As this process is repeated, the Generator eventually reaches a level where it can produce very realistic data.

3. How to Implement GAN

Now, let’s implement GAN using PyTorch.
In this example, we will create a simple GAN to work with the hand-written digit dataset, MNIST.
MNIST consists of 70,000 grayscale images containing digits from 0 to 9.
Our goal is to generate images of these digits.

3.1. Install Required Libraries

First, we need to install PyTorch and other necessary libraries.
You can install the required packages using the command below.

!pip install torch torchvision matplotlib

3.2. Load and Preprocess the Dataset

Now, we will load the MNIST dataset, transform it into Tensor format, and prepare it for training.


import torch
from torchvision import datasets, transforms

# Data transformation settings
transform = transforms.Compose([
    transforms.ToTensor(),
    transforms.Normalize((0.5,), (0.5,))
])

# Download and load MNIST dataset
train_dataset = datasets.MNIST(root='./data', train=True, download=True, transform=transform)
train_loader = torch.utils.data.DataLoader(dataset=train_dataset, batch_size=64, shuffle=True)

3.3. Define the Generator and Discriminator of GAN

We will define the Generator and Discriminator of the GAN.
The Generator takes random noise as input to generate images, while the Discriminator determines whether the given image is real or fake.


import torch.nn as nn

# Generator definition
class Generator(nn.Module):
    def __init__(self):
        super(Generator, self).__init__()
        self.model = nn.Sequential(
            nn.Linear(100, 256),
            nn.ReLU(),
            nn.Linear(256, 512),
            nn.ReLU(),
            nn.Linear(512, 1024),
            nn.ReLU(),
            nn.Linear(1024, 28 * 28),
            nn.Tanh() # Normalize the output to -1 ~ 1
        )

    def forward(self, z):
        return self.model(z).view(-1, 1, 28, 28)
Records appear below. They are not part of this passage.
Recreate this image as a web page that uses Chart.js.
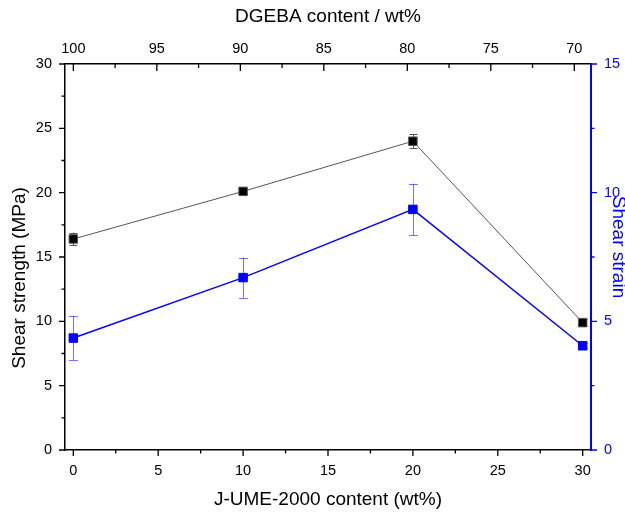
<!DOCTYPE html>
<html>
<head>
<meta charset="utf-8">
<script src="https://cdn.jsdelivr.net/npm/chart.js@4.4.0/dist/chart.umd.min.js"></script>
<style>
html, body { margin: 0; padding: 0; background: #fff; }
#wrap { width: 625px; height: 514px; }
</style>
</head>
<body>
<div id="wrap"><canvas id="chart" width="625" height="514"></canvas></div>
<script>
// data
const jumeContent = [0, 10, 20, 30];            // J-UME-2000 content (wt%)
const shearStrength = [16.4, 20.1, 24.0, 9.9];   // MPa, left axis
const shearStrengthErr = [0.5, 0.2, 0.55, 0.3];
const shearStrain = [4.35, 6.7, 9.35, 4.05];     // right axis
const shearStrainErr = [0.85, 0.78, 1.0, 0.1];

const FONT = "'Liberation Sans', Arial, sans-serif";
const BLUE = '#0000ff';

// error bars, drawn behind the markers
const errorBars = {
    id: 'errorBars',
    beforeDatasetsDraw(chart) {
        const ctx = chart.ctx;
        chart.data.datasets.forEach((ds, i) => {
            const meta = chart.getDatasetMeta(i);
            const xs = chart.scales[meta.xAxisID];
            const ys = chart.scales[meta.yAxisID];
            ctx.save();
            ctx.strokeStyle = ds.errColor;
            ctx.lineWidth = 1;
            ds.data.forEach((p, j) => {
                const e = ds.err[j];
                const x = Math.round(xs.getPixelForValue(p.x)) + 0.5;
                const y1 = ys.getPixelForValue(p.y + e);
                const y2 = ys.getPixelForValue(p.y - e);
                const cap = ds.capWidth / 2;
                ctx.beginPath();
                ctx.moveTo(x, y1); ctx.lineTo(x, y2);
                ctx.moveTo(x - cap, Math.round(y1) + 0.5); ctx.lineTo(x + cap, Math.round(y1) + 0.5);
                ctx.moveTo(x - cap, Math.round(y2) + 0.5); ctx.lineTo(x + cap, Math.round(y2) + 0.5);
                ctx.stroke();
            });
            ctx.restore();
        });
    }
};

// major + minor tick marks (Origin style: top ticks point inward)
const tickMarks = {
    id: 'tickMarks',
    afterDraw(chart) {
        const ctx = chart.ctx;
        const sets = [
            { s: chart.scales.x, dir: 1, color: '#000', major: 6, minor: 3.5 },
            { s: chart.scales.x2, dir: 1, color: '#000', major: 7, minor: 4 },
            { s: chart.scales.y, dir: -1, color: '#000', major: 6, minor: 3.5 },
            { s: chart.scales.y2, dir: 1, color: BLUE, major: 6, minor: 3.5 }
        ];
        sets.forEach(({ s, dir, color, major, minor }) => {
            const vals = s.ticks.map(t => t.value);
            const step = vals.length > 1 ? Math.abs(vals[1] - vals[0]) : 5;
            const all = [];
            vals.forEach(v => all.push({ v, len: major }));
            const lo = Math.min(...vals) - step, hi = Math.max(...vals) + step;
            for (let v = lo + step / 2; v < hi; v += step) {
                if (v >= s.min && v <= s.max) all.push({ v, len: minor });
            }
            ctx.save();
            ctx.strokeStyle = color;
            ctx.lineWidth = 1.3;
            ctx.beginPath();
            all.forEach(({ v, len }) => {
                const p = s.getPixelForValue(v);
                if (s.isHorizontal()) {
                    const y0 = s.position === 'bottom' ? s.top : s.bottom;
                    ctx.moveTo(p, y0); ctx.lineTo(p, y0 + dir * len);
                } else {
                    const x0 = s.position === 'left' ? s.right : s.left;
                    ctx.moveTo(x0, p); ctx.lineTo(x0 + dir * len, p);
                }
            });
            ctx.stroke();
            ctx.restore();
        });
    }
};

// axis titles
const axisTitles = {
    id: 'axisTitles',
    afterDraw(chart) {
        const ctx = chart.ctx;
        ctx.save();
        ctx.font = '19px ' + FONT;
        ctx.textAlign = 'center';
        ctx.textBaseline = 'middle';
        ctx.fillStyle = '#000';
        ctx.fillText('DGEBA content / wt%', 328, 17);
        ctx.fillText('J-UME-2000 content (wt%)', 328, 500);
        ctx.save();
        ctx.translate(20, 278);
        ctx.rotate(-Math.PI / 2);
        ctx.fillText('Shear strength (MPa)', 0, 0);
        ctx.restore();
        ctx.fillStyle = BLUE;
        ctx.translate(618, 247);
        ctx.rotate(Math.PI / 2);
        ctx.fillText('Shear strain', 0, 0);
        ctx.restore();
    }
};

const tickFont = { family: FONT, size: 14.5 };

new Chart(document.getElementById('chart'), {
    type: 'line',
    data: {
        datasets: [
            {
                label: 'Shear strength',
                data: jumeContent.map((x, i) => ({ x, y: shearStrength[i] })),
                err: shearStrengthErr,
                errColor: '#555',
                capWidth: 8,
                xAxisID: 'x',
                yAxisID: 'y',
                borderColor: '#555',
                borderWidth: 1,
                pointStyle: 'rect',
                pointRadius: 6,
                pointBackgroundColor: '#000',
                pointBorderColor: '#555',
                pointBorderWidth: 1,
                tension: 0
            },
            {
                label: 'Shear strain',
                data: jumeContent.map((x, i) => ({ x, y: shearStrain[i] })),
                err: shearStrainErr,
                errColor: 'rgba(0,0,255,0.55)',
                capWidth: 9,
                xAxisID: 'x',
                yAxisID: 'y2',
                borderColor: BLUE,
                borderWidth: 1.5,
                pointStyle: 'rect',
                pointRadius: 6,
                pointBackgroundColor: BLUE,
                pointBorderColor: BLUE,
                pointBorderWidth: 1,
                tension: 0
            }
        ]
    },
    options: {
        responsive: false,
        animation: false,
        devicePixelRatio: 1,
        layout: { padding: 0 },
        plugins: { legend: { display: false }, tooltip: { enabled: false } },
        scales: {
            x: {
                type: 'linear', position: 'bottom', min: -0.49, max: 30.49,
                ticks: { stepSize: 5, includeBounds: false, padding: 12, color: '#000', font: tickFont, maxRotation: 0 },
                grid: { display: false, drawTicks: false },
                border: { display: true, color: '#000', width: 1.5 },
                afterFit: s => { s.height = 64; }
            },
            x2: {
                type: 'linear', position: 'top', reverse: true, min: 69.0, max: 100.5,
                ticks: { stepSize: 5, includeBounds: false, padding: 6, color: '#000', font: tickFont, maxRotation: 0 },
                grid: { display: false, drawTicks: false },
                border: { display: true, color: '#000', width: 1.5 },
                afterFit: s => { s.height = 64; }
            },
            y: {
                type: 'linear', position: 'left', min: 0, max: 30,
                ticks: { stepSize: 5, includeBounds: false, padding: 13, color: '#000', font: tickFont },
                grid: { display: false, drawTicks: false },
                border: { display: true, color: '#000', width: 1.5 },
                afterFit: s => { s.width = 65; }
            },
            y2: {
                type: 'linear', position: 'right', min: 0, max: 15,
                ticks: { stepSize: 5, includeBounds: false, padding: 13, color: BLUE, font: tickFont },
                grid: { display: false, drawTicks: false },
                border: { display: true, color: BLUE, width: 2 },
                afterFit: s => { s.width = 34; }
            }
        }
    },
    plugins: [errorBars, tickMarks, axisTitles]
});
</script>
</body>
</html>
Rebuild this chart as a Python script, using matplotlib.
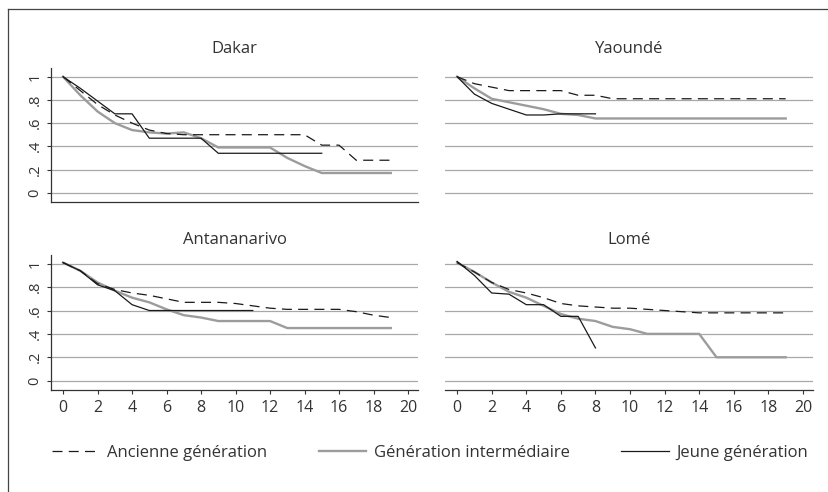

# Discriminator definition
class Discriminator(nn.Module):
    def __init__(self):
        super(Discriminator, self).__init__()
        self.model = nn.Sequential(
            nn.Flatten(),
            nn.Linear(28 * 28, 1024),
            nn.LeakyReLU(0.2),
            nn.Linear(1024, 512),
            nn.LeakyReLU(0.2),
            nn.Linear(512, 256),
            nn.LeakyReLU(0.2),
            nn.Linear(256, 1),
            nn.Sigmoid() # Normalize the output to 0 ~ 1
        )

    def forward(self, img):
        return self.model(img)

3.4. Set Loss Function and Optimization Algorithm

The loss function of GAN consists of two losses.
We will set the Generator’s loss and the Discriminator’s loss, and define the optimization algorithms for both neural networks.


import torch.optim as optim

# Initialize models
generator = Generator()
discriminator = Discriminator()

# Set loss function and optimization algorithms
criterion = nn.BCELoss()
optimizer_G = optim.Adam(generator.parameters(), lr=0.0002, betas=(0.5, 0.999))
optimizer_D = optim.Adam(discriminator.parameters(), lr=0.0002, betas=(0.5, 0.999))

3.5. Train the GAN

Now, let’s train the GAN.
During the training process, the Generator and the Discriminator are trained alternately.


import matplotlib.pyplot as plt

def train_gan(num_epochs):
    for epoch in range(num_epochs):
        for i, (imgs, _) in enumerate(train_loader):
            # Labels for real images
            real_imgs = imgs
            real_labels = torch.ones(real_imgs.size(0), 1)
            fake_labels = torch.zeros(real_imgs.size(0), 1)

            # Train the Discriminator
            optimizer_D.zero_grad()
            outputs = discriminator(real_imgs)
            d_loss_real = criterion(outputs, real_labels)
            d_loss_real.backward()

            z = torch.randn(real_imgs.size(0), 100)
            fake_imgs = generator(z)
            outputs = discriminator(fake_imgs.detach())
            d_loss_fake = criterion(outputs, fake_labels)
            d_loss_fake.backward()
            optimizer_D.step()

            # Train the Generator
            optimizer_G.zero_grad()
            outputs = discriminator(fake_imgs)
            g_loss = criterion(outputs, real_labels)
            g_loss.backward()
            optimizer_G.step()

        if epoch % 100 == 0:
            print(f'Epoch [{epoch}/{num_epochs}], d_loss: {d_loss_real.item() + d_loss_fake.item():.4f}, g_loss: {g_loss.item():.4f}')

            # Display generated images
            with torch.no_grad():
                generated_images = generator(torch.randn(64, 100)).detach().cpu()
                plt.figure(figsize=(10, 10))
                plt.imshow(torchvision.utils.make_grid(generated_images, nrow=8, normalize=True).permute(1, 2, 0))
                plt.axis('off')
                plt.show()

train_gan(num_epochs=1000)

4. Conclusion

GANs are very powerful generative models that are applied in various fields.
In this tutorial, we explored how to implement GAN using PyTorch.
By learning through the competition between the Generator and the Discriminator, GANs can generate high-quality data.
For practical applications, various techniques (e.g., conditional GAN, style GAN, etc.) can be used to improve performance.

In the future, we will discuss more advanced GAN architectures and their applications.
GANs are still under active research, and new methods of GAN are continuously being introduced, so it is important to keep an eye on updates related to them.